Pourtant, pour qui a les moyens techniques de lire sa musique de piano, c'est un monde incroyable qui se révèle. Il y a là réunis le langage profondément original du Groupe des Cinq, tous autodidactes de génie dans une Russie qui s'ouvrait tout juste à la musique occidentale, et la maîtrise technique tant pianistique que compositionnelle qu'on pouvait acquérir une génération plus tard au conservatoire de Moscou.

Une bonne porte d'entrée dans cette musique est son unique sonate, son plus long morceau pour piano et l'un des plus mémorables. J'ai choisi pour cette page de n'en présenter que les thèmes, même si c'est souvent dans les développements que se trouvent les plus beaux passages... Les enregistrements sont du pianiste suisse Karl-Andreas Kolly

Une grande sonate d'un seul mouvement

Les classiques, Mozart, Haydn, Beethoven, et jusqu'à Schubert, écrivaient des sonates par dizaines. Les romantiques, Chopin, Schumann, Brahms, trois ou quatre. Et Liszt, une seule, en un seul mouvement, qui intègre les quatre mouvements traditionnels de la sonate classique dans un seul grand souffle tirant son origine de quelques motifs, comme un opéra de Wagner ou un poème symphonique, autre invention de Liszt. La volonté d'unité à travers toute l'oeuvre se manifeste à la fois dans la suppression des silences entre les mouvements, le fait que les thèmes ou motifs ne sont plus associés à un seul mouvement et peuvent se retrouver tout au long de la sonate, mais aussi dans la forme globale du morceau entier qui rappelle celui du premier mouvement de la sonate classique, le finale donnant ici l'impression d'une réexposition.

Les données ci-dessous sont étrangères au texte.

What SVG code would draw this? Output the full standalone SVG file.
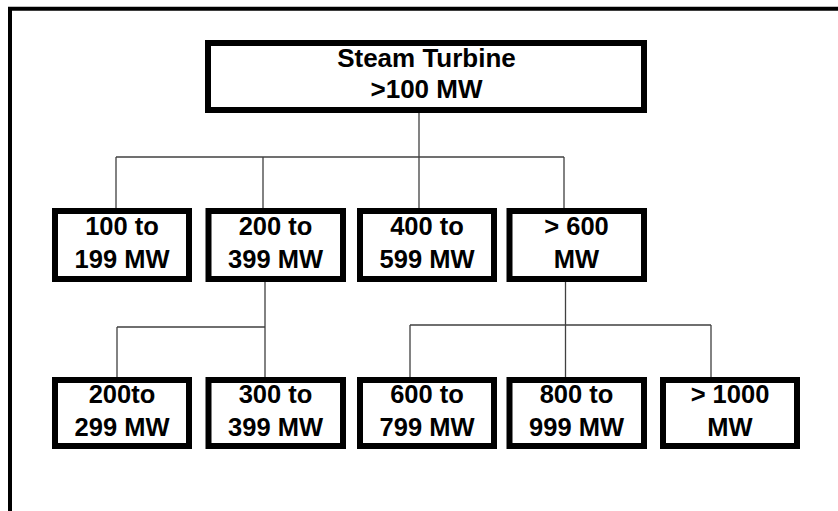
<svg xmlns="http://www.w3.org/2000/svg" width="838" height="511" viewBox="0 0 838 511">
<style>
.box{fill:#fff;stroke:#000;stroke-width:6}
.t{font-family:"Liberation Sans",Arial,sans-serif;font-weight:bold;font-size:25.5px;text-anchor:middle;fill:#000}
.c{stroke:#404040;stroke-width:1.3;fill:none}
</style>
<rect width="838" height="511" fill="#fff"/>
<path d="M10,515 V8.7 H845" fill="none" stroke="#000" stroke-width="4"/>
<g id="connectors">
<path class="c" d="M419,113 V208"/>
<path class="c" d="M116,157 H564"/>
<path class="c" d="M116,157 V208 M263,157 V208 M564,157 V208"/>
<path class="c" d="M265,282 V377 M117,327 H265 M117,327 V377"/>
<path class="c" d="M565.5,282 V377 M410,325 H711 M410,325 V377 M711,325 V377"/>
</g>
<g id="root">
<rect class="box" x="208" y="43" width="436" height="67"/>
<text class="t" x="426.5" y="67" style="font-size:26px">Steam Turbine</text>
<text class="t" x="426.5" y="98" style="font-size:26px">&gt;100 MW</text>
</g>
<g id="n100">
<rect class="box" x="55" y="211" width="134" height="68"/>
<text class="t" x="122" y="235">100 to</text>
<text class="t" x="122" y="267.5">199 MW</text>
</g>
<g id="n200">
<rect class="box" x="208.5" y="211" width="134.5" height="68"/>
<text class="t" x="275.5" y="235">200 to</text>
<text class="t" x="275.5" y="267.5">399 MW</text>
</g>
<g id="n400">
<rect class="box" x="360" y="211" width="134" height="68"/>
<text class="t" x="427" y="235">400 to</text>
<text class="t" x="427" y="267.5">599 MW</text>
</g>
<g id="n600">
<rect class="box" x="509.5" y="211" width="134.5" height="68"/>
<text class="t" x="576.5" y="235">&gt; 600</text>
<text class="t" x="576.5" y="267.5">MW</text>
</g>
<g id="n200b">
<rect class="box" x="55" y="380" width="134" height="66"/>
<text class="t" x="122" y="403">200to</text>
<text class="t" x="122" y="436">299 MW</text>
</g>
<g id="n300">
<rect class="box" x="208.5" y="380" width="134.5" height="66"/>
<text class="t" x="275.5" y="403">300 to</text>
<text class="t" x="275.5" y="436">399 MW</text>
</g>
<g id="n600b">
<rect class="box" x="360" y="380" width="134" height="66"/>
<text class="t" x="427" y="403">600 to</text>
<text class="t" x="427" y="436">799 MW</text>
</g>
<g id="n800">
<rect class="box" x="509.5" y="380" width="134.5" height="66"/>
<text class="t" x="576.5" y="403">800 to</text>
<text class="t" x="576.5" y="436">999 MW</text>
</g>
<g id="n1000">
<rect class="box" x="663" y="380" width="134" height="66"/>
<text class="t" x="730" y="403">&gt; 1000</text>
<text class="t" x="730" y="436">MW</text>
</g>
</svg>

La sonate commence par un thème sombre et fataliste, risoluto assai, qui annonce la dialectique de l'oeuvre en cheminant déjà du fa mineur de départ vers ré bémol majeur avant d'y revenir.

Après un développement culminant sur la redite fortissimo de ce premier thème, un second, cantabile ed espressivo, toujours en fa mineur, introduit la dimension lyrique, plaintive de ce premier groupe thématique.

S'en suit un développement modulant, alternant les cinq premières notes du premier thème avec des éléments virtuoses rappelant les concertos de Chopin. Après une hésitation harmonique jouant sur l'ambiguité entre les accords de dominante de do et fa dièze, l'armure bascule vers deux dièzes à la clé pour amener ce troisième thème en ré majeur, dolcissimo molto con anima, qui présente le visage chopinien de ce premier mouvement.

Après la conclusion tonitruante du premier mouvement en ré bémol majeur, quelques mesures semblent improviser l'enharmonie qui fera passer de ré bémol à do dièze mineur, préparant la mouvement lent au relatif, mi majeur. On retrouve ici la délicatesse de Chopin, avec une graphie rappelant Balakirev.

Un dernier thème apparaît après un développement romantique puis agité autour de cette première idée, et il apparaît comme la réponse à ces errements. Il est emprunté à la liturgie orthodoxe et sera repris pour la conclusion de l'oeuvre.